Гостья молча кивнула в знак приветствия, с опаской огляделась вокруг. Она лихорадочно думала, что её здесь ждёт, куда бежать в случае опасности. На улице крепчал ночной мороз. Вдалеке слышался вой то ли собак, то ли волков: откуда она знает?! Единственное, на что она могла надеяться — что эти незнакомые люди и есть те исторические реконструкторы, к которым они с друзьями ехали. Присутствие девушки и подростков немного успокоило её. Здраво рассудив, Ольга решила дождаться главного у входа и в верхней одежде, так, на всякий случай. «Поразительно, как они воссоздали крестьянский быт, — удивлялась она про себя. Может они здесь постоянно стали жить?».

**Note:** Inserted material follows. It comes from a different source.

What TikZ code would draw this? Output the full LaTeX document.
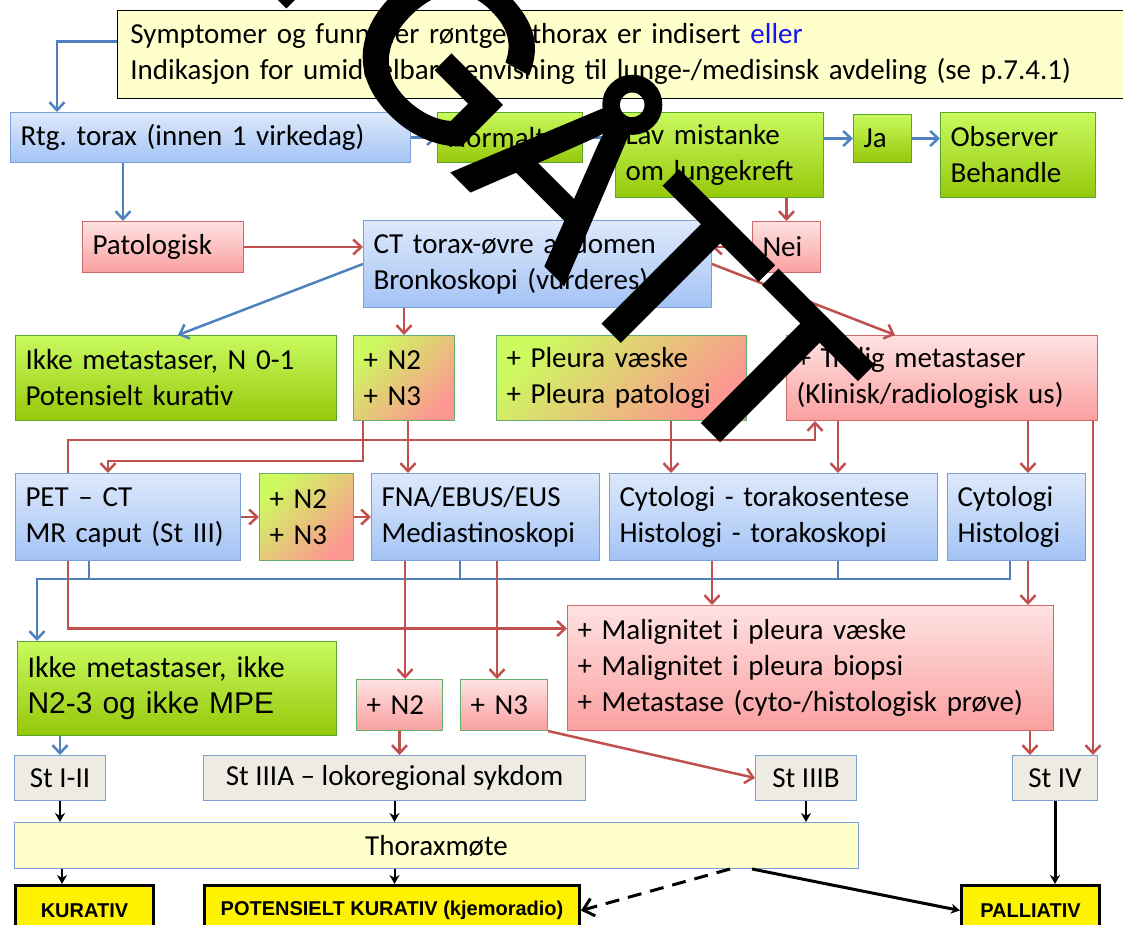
\documentclass[tikz,border=0pt]{standalone}
\usepackage{fontspec}
\setmainfont{Carlito}
\newfontfamily\arialfont{Liberation Sans}
\newfontfamily\stampfont[FakeBold=2.5]{Liberation Sans}
\usetikzlibrary{arrows.meta}

\definecolor{lineblue}{RGB}{79,129,189}
\definecolor{linered}{RGB}{192,80,77}
\definecolor{bluetop}{RGB}{222,233,251}
\definecolor{bluebot}{RGB}{163,195,245}
\definecolor{blueedge}{RGB}{120,160,214}
\definecolor{greentop}{RGB}{200,250,95}
\definecolor{greenbot}{RGB}{150,200,10}
\definecolor{greenedge}{RGB}{90,165,45}
\definecolor{redtop}{RGB}{255,226,226}
\definecolor{redbot}{RGB}{250,160,160}
\definecolor{rededge}{RGB}{205,105,105}
\definecolor{mixgreen}{RGB}{205,250,95}
\definecolor{mixred}{RGB}{252,150,145}
\definecolor{mixedge}{RGB}{100,175,110}
\definecolor{stagefill}{RGB}{238,236,226}
\definecolor{paleyellow}{RGB}{255,255,204}
\definecolor{ellerblue}{RGB}{20,20,240}

\begin{document}
\frenchspacing
\begin{tikzpicture}[x=1pt,y=-1pt,>={Straight Barb[length=8pt,width=15pt]},
                    box/.style={draw,anchor=north west,align=left,inner xsep=10pt,
                                inner ysep=0pt,line width=1pt,
                                font=\fontsize{29}{36}\selectfont}]
  \tikzstyle{blue box}=[box,draw=blueedge,top color=bluetop,bottom color=bluebot]
  \tikzstyle{green box}=[box,draw=greenedge,top color=greentop,bottom color=greenbot]
  \tikzstyle{red box}=[box,draw=rededge,top color=redtop,bottom color=redbot]
  \tikzstyle{mix box}=[box,draw=mixedge,top color=mixgreen,bottom color=mixred,shading angle=45]
  \tikzstyle{stage box}=[box,align=center,draw=blueedge,fill=stagefill]
  \tikzstyle{end box}=[box,align=center,line width=3pt,fill=yellow,
                       font=\arialfont\bfseries\fontsize{20}{24}\selectfont]
  \tikzstyle{blue link}=[->,draw=lineblue,line width=2.5pt]
  \tikzstyle{blue bus}=[draw=lineblue,line width=2.5pt]
  \tikzstyle{red link}=[->,draw=linered,line width=2.5pt]
  \tikzstyle{black link}=[-{Stealth[length=9pt,width=10pt]},line width=2pt]

  \useasboundingbox (0,0) rectangle (1123,924);

  % first rows
  \node[box,fill=paleyellow,line width=0.8pt,text width=1010pt,minimum height=88pt,inner xsep=13pt]
       (sympt) at (117,10)
       {Symptomer og funn der røntgen thorax er indisert \textcolor{ellerblue}{eller}\\
        Indikasjon for umiddelbar henvisning til lunge-/medisinsk avdeling (se p.7.4.1)};
  \node[blue box,text width=380pt,minimum height=50pt] (rtg) at (10,112) {Rtg. torax (innen 1 virkedag)};
  \node[green box,text width=125pt,minimum height=50pt] (normalt) at (437,112) {Normalt};
  \node[green box,text width=188pt,minimum height=85pt] (lav) at (615,112) {Lav mistanke\\om lungekreft};
  \node[green box,text width=38pt,minimum height=48pt] (ja) at (853,114) {Ja};
  \node[green box,text width=135pt,minimum height=85pt] (obs) at (940,112) {Observer\\Behandle};
  \node[red box,text width=141pt,minimum height=51pt] (pat) at (82,221) {Patologisk};
  \node[blue box,text width=328pt,minimum height=87pt] (ct) at (363,220) {CT torax-øvre abdomen\\Bronkoskopi (vurderes)};
  \node[red box,text width=48pt,minimum height=51pt] (nei) at (752,221) {Nei};

  % funn
  \node[green box,text width=301pt,minimum height=85pt] (ikkeA) at (15,335) {Ikke metastaser, N 0-1\\Potensielt kurativ};
  \node[mix box,text width=81pt,minimum height=85pt] (nodesA) at (353,335) {+ N2\\+ N3};
  \node[mix box,text width=230pt,minimum height=85pt] (pleura) at (496,335) {+ Pleura væske\\+ Pleura patologi};
  \node[red box,text width=291pt,minimum height=85pt] (trolig) at (786,335) {+ Trolig metastaser\\(Klinisk/radiologisk~us)};

  % utredning
  \node[blue box,text width=205pt,minimum height=87pt] (pet) at (15,473) {PET -- CT\\MR~caput~(St~III)};
  \node[mix box,text width=74pt,minimum height=87pt] (nodesB) at (259,473) {+ N2\\+ N3};
  \node[blue box,text width=208pt,minimum height=87pt] (fna) at (371,473) {FNA/EBUS/EUS\\Mediastinoskopi};
  \node[blue box,text width=308pt,minimum height=87pt] (cytoA) at (609,473) {Cytologi - torakosentese\\Histologi - torakoskopi};
  \node[blue box,text width=118pt,minimum height=87pt] (cytoB) at (947,473) {Cytologi\\Histologi};

  % resultat
  \node[red box,text width=466pt,minimum height=125pt] (malig) at (567,605)
       {+ Malignitet i pleura væske\\+ Malignitet i pleura biopsi\\+ Metastase~(cyto-/histologisk~prøve)};
  \node[green box,text width=299pt,minimum height=94pt,font=\fontsize{30}{36}\selectfont] (ikkeB) at (17,641)
       {Ikke metastaser, ikke\\{\arialfont N2-3 og ikke MPE}};
  \node[red box,text width=66pt,minimum height=51pt,draw=mixedge] (ntwo) at (356,679) {+ N2};
  \node[red box,text width=67pt,minimum height=51pt,draw=mixedge] (nthree) at (460,679) {+ N3};

  % stadier
  \node[stage box,minimum width=91pt,minimum height=45pt] (stI) at (14,755) {St I-II};
  \node[stage box,minimum width=382pt,minimum height=45pt] (stIIIA) at (203,755) {St IIIA -- lokoregional sykdom};
  \node[stage box,minimum width=101pt,minimum height=45pt] (stIIIB) at (755,755) {St IIIB};
  \node[stage box,minimum width=85pt,minimum height=45pt] (stIV) at (1012,755) {St IV};
  \node[stage box,fill=paleyellow,minimum width=844pt,minimum height=46pt] (thorax) at (14,822) {Thoraxmøte};
  \node[end box,minimum width=138pt,minimum height=50pt] (kur) at (14,884) {KURATIV};
  \node[end box,minimum width=375pt,minimum height=50pt] (pot) at (203,884) {POTENSIELT KURATIV (kjemoradio)};
  \node[end box,minimum width=138pt,minimum height=50pt] (pal) at (960,884) {PALLIATIV};

  % blue links
  \draw[blue link] ([yshift=13pt]sympt.west) -| ([xshift=47pt]rtg.north west);
  \draw[blue link] (rtg.east) -- (normalt.west);
  \draw[blue link] (normalt.east) -- (normalt.east -| lav.west);
  \draw[blue link] (lav.east |- ja.west) -- (ja.west);
  \draw[blue link] (ja.east) -- (ja.east -| obs.west);
  \draw[blue link] ([xshift=113pt]rtg.south west) -- ([xshift=113pt]rtg.south west |- pat.north);
  \draw[blue link] (ct.west) -- ([xshift=163pt]ikkeA.north west);
  \draw[blue link] ([xshift=63pt]cytoB.south west) -- ++(0,18) -| ([xshift=20pt]ikkeB.north west);
  \draw[blue bus] ([xshift=74pt]pet.south west) -- ++(0,18);
  \draw[blue bus] ([xshift=89pt]fna.south west) -- ++(0,18);
  \draw[blue bus] ([xshift=229pt]cytoA.south west) -- ++(0,18);
  \draw[blue link] (ikkeB.south -| stI.north) -- (stI.north);

  % red links
  \draw[red link] (pat.east) -- (pat.east -| ct.west);
  \draw[red link] (lav.south -| nei.north) -- (nei.north);
  \draw[red link] (nei.west) -- (nei.west -| ct.east);
  \draw[red link] (ct.south -| nodesA.north) -- (nodesA.north);
  \draw[red link] (ct.south -| pleura.north) -- (pleura.north);
  \draw[red link] (ct.east) -- ([xshift=109pt]trolig.north west);
  \draw[red link] ([xshift=55pt]nodesA.south west) -- ([xshift=55pt]nodesA.south west |- fna.north);
  \draw[red link] ([xshift=10pt]nodesA.south west) -- ++(0,40) -| ([xshift=93pt]pet.north west);
  \draw[red link] ([xshift=53pt]pet.north west) -- ++(0,-33) -| ([xshift=29pt]trolig.south west);
  \draw[red link] ([xshift=175pt]pleura.south west) -- ([xshift=175pt]pleura.south west |- cytoA.north);
  \draw[red link] ([xshift=52pt]trolig.south west) -- ([xshift=52pt]trolig.south west |- cytoA.north);
  \draw[red link] ([xshift=242pt]trolig.south west) -- ([xshift=242pt]trolig.south west |- cytoB.north);
  \draw[red link] ([xshift=307pt]trolig.south west) -- ([xshift=307pt]trolig.south west |- stIV.north);
  \draw[red link] (pet.east) -- (nodesB.west);
  \draw[red link] (nodesB.east) -- (fna.west);
  \draw[red link] ([xshift=53pt]pet.south west) |- ([yshift=39.5pt]malig.west);
  \draw[red link] ([xshift=34pt]fna.south west) -- ([xshift=34pt]fna.south west |- ntwo.north);
  \draw[red link] ([xshift=126pt]fna.south west) -- ([xshift=126pt]fna.south west |- nthree.north);
  \draw[red link] ([xshift=103pt]cytoA.south west) -- ([xshift=103pt]cytoA.south west |- malig.north);
  \draw[red link] ([xshift=81pt]cytoB.south west) -- ([xshift=81pt]cytoB.south west |- malig.north);
  \draw[red link] (ntwo.south) -- (ntwo.south |- stIIIA.north);
  \draw[red link] (nthree.south east) -- (stIIIB.west);
  \draw[red link] ([xshift=463pt]malig.south west) -- ([xshift=463pt]malig.south west |- stIV.north);

  % black links
  \draw[black link] (stI.south) -- (stI.south |- thorax.north);
  \draw[black link] (stIIIA.south) -- (stIIIA.south |- thorax.north);
  \draw[black link] (stIIIB.south) -- (stIIIB.south |- thorax.north);
  \draw[black link] ([xshift=48pt]kur.north west |- thorax.south) -- ([xshift=48pt]kur.north west);
  \draw[black link] (stIIIA.south |- thorax.south) -- (stIIIA.south |- pot.north);
  \draw[black link,line width=3pt] (stIV.south) -- (stIV.south |- pal.north);
  \draw[-{Straight Barb[length=10pt,width=18pt]},line width=3pt,dash pattern=on 14pt off 9pt]
       ([xshift=716pt]thorax.south west) -- (pot.east);
  \draw[black link,line width=3pt] ([xshift=738pt]thorax.south west) -- (pal.west);

  % stempel
  \node[rotate=-45,anchor=base,inner sep=0pt,font=\stampfont\fontsize{230}{230}\selectfont] (stamp) at (437,155) {UTGÅTT};
\end{tikzpicture}
\end{document}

— Матушка, она откедовать? — подала голос девушка.
— Откель мне знать, у бати свово допытывайся, — буркнула женщина.
— Здоровенько живёте, — раздался густой бас из открывшейся двери.
Впустив в дом морозный воздух, на пороге появился крупный мужчина лет пятидесяти. По его манере разговаривать, по интонации, по взгляду сразу появлялось ощущение, что ему чаще всего подчиняются, нежели он исполняет чьи-то указания. Поздний гость спокойным уверенным движением снял довольно добротную дублёнку и лисью шапку, кинул их на руки просочившегося следом хозяина и уверенно, не разуваясь, прямо в валенках прошёл через всю горницу и сел на табурет, расположившись на самом почётном месте.
— И тебе не хворать, Степаныч, — пробормотала хозяйка, сразу вдруг засуетившись подать на стол угощения: миску с пирогами и чашку с киселём. Хозяйская дочка, мигом соскочив с палатей, метнулась в сени, вернувшись с блюдом холодца и миской квашеной капусты. Один из подростков вслед ей нёс крынку свежего молока. Глава семьи достал из сундука, бережно завёрнутые в тряпицу, сохраняемые для особого случая, две на половину оплавленные свечи, расположил их на столе. Стало светлее, хоть и не намного.
— Чего ж вы божий подарок у порога держите? — удивился гость.
Хозяйка, сама доброта и вежливость, начала снимать с напуганной девушки пуховый платок и дублёнку, тихонько подтолкнула к столу.